The same applies recursively to all the depths of the tree.
If you go in-depth to the lowest levels (that is by intuition most-looped, most-executed levels) you see that the operation that especially sticks out, both in terms of expected cost and expected number of elements, is the
6 INDEX RANGE SCAN INDEX RAIDPIDAT.IDX_HISTORY_STATE_TABLE_1TPALM Cost: 662 Cardinality: 102,068
So, optimizer guessed that optimal execution of this query is to loop a lot around a poor workhorse RAIDPIDAT.IDX_HISTORY_STATE_TABLE_1TPALM. I really cannot see which part of your query directly relates to it, but I suspect t1.data_tratado condition. And, again, I cannot see if it is really the most costly part.
I’ll try to translate the syntax of loops in the explain plan to procedural pseudo-code:
/* begin step 13 (by "step 13" I mean a line that reads " 13 NESTED LOOPS") */
/* begin step 7 */
do step 5
myresult = rows from step 5
for each row from myresult {
do step 6
for each row from step 6 {
join to a row from myresult the matching row from step 6
}
}
/* end step 7 */
for each row from myresult {
do step 12
for each row from step 12 {
join to a row from myresult the matching row from step 12
}
}
/* end step 13 */
return myresult
Seems complicated, but really aim of each “nested loop” is to create a join (a single table made of two tables) in the most naive way, a loop-inside-a-loop.
The explain plan is just a prediction of the join methods that will be used when executing a query. This can make it hard to infer which step is the most time consuming, as a different plan may be followed when the statement is executed.
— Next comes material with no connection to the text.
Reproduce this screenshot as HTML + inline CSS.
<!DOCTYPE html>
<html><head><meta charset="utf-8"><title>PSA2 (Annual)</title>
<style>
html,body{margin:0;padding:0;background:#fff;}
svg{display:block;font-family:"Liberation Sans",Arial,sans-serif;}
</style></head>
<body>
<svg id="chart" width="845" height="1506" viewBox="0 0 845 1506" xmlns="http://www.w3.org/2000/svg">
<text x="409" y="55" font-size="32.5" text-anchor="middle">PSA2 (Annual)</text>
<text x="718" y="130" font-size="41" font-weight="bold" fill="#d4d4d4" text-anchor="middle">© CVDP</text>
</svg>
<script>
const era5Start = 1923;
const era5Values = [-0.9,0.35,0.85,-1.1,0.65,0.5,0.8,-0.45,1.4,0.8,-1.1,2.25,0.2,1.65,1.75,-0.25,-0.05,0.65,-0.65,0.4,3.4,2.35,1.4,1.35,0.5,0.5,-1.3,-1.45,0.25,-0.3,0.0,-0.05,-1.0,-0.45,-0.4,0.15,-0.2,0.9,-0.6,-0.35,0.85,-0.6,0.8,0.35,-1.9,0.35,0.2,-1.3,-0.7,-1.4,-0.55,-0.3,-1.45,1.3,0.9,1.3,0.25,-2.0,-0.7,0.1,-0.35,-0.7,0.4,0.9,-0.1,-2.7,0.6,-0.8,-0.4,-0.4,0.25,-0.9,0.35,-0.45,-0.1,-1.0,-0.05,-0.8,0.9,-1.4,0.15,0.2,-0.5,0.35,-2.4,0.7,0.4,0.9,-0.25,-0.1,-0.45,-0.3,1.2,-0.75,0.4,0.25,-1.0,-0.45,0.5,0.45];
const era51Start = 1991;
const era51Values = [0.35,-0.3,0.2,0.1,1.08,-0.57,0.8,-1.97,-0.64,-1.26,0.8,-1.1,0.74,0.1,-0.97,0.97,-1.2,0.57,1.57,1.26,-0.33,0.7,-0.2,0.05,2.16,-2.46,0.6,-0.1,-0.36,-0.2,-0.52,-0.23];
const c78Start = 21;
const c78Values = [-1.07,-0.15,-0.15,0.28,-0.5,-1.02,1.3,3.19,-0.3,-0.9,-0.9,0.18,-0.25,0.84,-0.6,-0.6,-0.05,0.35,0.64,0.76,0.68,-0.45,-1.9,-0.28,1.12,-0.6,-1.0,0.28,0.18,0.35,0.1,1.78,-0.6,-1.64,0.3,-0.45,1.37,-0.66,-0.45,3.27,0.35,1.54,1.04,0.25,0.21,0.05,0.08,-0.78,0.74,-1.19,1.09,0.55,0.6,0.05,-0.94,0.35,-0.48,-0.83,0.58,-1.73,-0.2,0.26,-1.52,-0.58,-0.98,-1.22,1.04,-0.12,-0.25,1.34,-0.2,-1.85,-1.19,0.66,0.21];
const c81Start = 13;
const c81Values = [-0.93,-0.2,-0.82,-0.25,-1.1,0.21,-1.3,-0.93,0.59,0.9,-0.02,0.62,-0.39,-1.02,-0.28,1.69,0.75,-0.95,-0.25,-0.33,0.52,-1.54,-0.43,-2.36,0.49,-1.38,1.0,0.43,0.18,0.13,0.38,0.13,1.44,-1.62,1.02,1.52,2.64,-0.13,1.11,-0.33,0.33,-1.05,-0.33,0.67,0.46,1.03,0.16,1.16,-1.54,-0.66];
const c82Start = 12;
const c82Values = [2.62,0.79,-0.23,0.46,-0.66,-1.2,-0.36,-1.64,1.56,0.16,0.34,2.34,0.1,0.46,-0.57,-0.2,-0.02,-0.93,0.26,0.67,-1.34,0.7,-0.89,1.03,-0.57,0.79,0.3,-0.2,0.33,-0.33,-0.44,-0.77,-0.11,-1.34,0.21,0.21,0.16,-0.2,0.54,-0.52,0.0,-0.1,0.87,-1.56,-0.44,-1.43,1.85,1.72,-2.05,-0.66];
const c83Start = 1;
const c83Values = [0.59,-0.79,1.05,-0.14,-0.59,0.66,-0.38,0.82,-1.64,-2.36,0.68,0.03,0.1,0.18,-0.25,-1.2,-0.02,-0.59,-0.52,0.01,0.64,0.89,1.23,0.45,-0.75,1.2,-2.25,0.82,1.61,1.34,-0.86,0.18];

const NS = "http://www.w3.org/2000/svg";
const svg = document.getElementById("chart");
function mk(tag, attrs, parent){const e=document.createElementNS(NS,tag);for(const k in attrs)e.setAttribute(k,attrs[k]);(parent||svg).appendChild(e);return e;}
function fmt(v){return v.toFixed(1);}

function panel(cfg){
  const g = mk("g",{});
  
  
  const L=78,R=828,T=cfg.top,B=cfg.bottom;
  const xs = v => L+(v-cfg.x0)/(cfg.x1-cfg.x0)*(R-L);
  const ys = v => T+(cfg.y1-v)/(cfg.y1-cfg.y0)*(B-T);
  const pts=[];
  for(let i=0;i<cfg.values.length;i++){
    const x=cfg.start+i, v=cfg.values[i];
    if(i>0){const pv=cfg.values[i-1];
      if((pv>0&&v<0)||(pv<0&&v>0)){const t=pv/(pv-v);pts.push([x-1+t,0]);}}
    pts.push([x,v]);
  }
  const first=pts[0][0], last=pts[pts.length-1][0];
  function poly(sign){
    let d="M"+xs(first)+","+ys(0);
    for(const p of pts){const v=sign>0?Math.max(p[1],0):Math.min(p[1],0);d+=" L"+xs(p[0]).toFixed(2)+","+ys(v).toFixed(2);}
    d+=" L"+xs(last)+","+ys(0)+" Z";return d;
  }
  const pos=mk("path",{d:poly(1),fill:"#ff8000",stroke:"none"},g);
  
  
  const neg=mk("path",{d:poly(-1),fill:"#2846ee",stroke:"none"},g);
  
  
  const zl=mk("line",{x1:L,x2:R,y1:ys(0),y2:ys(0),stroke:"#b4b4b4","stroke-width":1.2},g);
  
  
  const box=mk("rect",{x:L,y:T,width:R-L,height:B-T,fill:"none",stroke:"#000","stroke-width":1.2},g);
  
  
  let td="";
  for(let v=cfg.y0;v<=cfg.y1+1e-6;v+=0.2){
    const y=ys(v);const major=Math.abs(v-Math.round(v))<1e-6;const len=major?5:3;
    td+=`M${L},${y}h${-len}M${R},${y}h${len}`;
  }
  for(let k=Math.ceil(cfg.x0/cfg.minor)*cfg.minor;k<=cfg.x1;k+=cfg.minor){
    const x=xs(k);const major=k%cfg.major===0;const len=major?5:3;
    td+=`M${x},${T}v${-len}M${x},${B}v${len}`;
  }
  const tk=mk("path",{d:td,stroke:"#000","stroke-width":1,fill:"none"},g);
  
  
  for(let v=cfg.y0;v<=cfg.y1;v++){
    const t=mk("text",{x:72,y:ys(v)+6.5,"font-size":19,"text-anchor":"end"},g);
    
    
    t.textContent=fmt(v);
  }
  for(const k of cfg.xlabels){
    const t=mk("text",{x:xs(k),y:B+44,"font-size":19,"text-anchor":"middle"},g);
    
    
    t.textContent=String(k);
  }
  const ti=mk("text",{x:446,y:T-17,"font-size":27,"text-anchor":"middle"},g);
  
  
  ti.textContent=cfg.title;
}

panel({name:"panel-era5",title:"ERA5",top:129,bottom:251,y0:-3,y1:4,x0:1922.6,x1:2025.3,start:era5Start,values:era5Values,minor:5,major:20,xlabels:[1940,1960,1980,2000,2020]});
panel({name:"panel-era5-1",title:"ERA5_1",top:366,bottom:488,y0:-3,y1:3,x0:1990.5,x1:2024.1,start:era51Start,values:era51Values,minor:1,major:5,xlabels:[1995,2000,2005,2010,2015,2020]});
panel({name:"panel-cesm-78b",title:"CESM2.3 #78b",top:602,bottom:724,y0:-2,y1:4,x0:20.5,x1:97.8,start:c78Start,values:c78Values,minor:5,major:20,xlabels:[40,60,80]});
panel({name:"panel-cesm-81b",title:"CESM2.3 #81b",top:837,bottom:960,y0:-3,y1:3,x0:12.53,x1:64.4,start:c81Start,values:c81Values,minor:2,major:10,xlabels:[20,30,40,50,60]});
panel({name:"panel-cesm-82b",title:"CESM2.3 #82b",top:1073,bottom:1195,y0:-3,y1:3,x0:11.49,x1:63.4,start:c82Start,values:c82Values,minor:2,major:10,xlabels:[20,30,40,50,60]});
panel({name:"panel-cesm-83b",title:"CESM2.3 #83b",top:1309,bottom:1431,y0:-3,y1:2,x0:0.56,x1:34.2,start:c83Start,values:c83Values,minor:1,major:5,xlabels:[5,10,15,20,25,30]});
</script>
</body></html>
To get actual stats about how long each step takes you’ll need to run an sql trace of the statement and review the trace file – manually or using a tool such as tkprof. This will show you how many rows each step processed and how long it took.
That said, looking at the Cardinality listed at the end of each line will give an indication of how many rows are to be processed. Steps processing more rows are likely to take longer to execute as there’s more work to do.
So in your example line 6 INDEX RANGE SCAN INDEX RAIDPIDAT.IDX_HISTORY_STATE_TABLE_1TPALM Cost: 662 Cardinality: 102,068 which is expected to process 102,068 rows is likely to be the most expensive as the other steps are predicting one row. This is only true if these cardinality estimates are accurate however; you’ll need to verify that these cardinalities match the actual rows returned. The easiest way to do this is via an sql trace as stated above.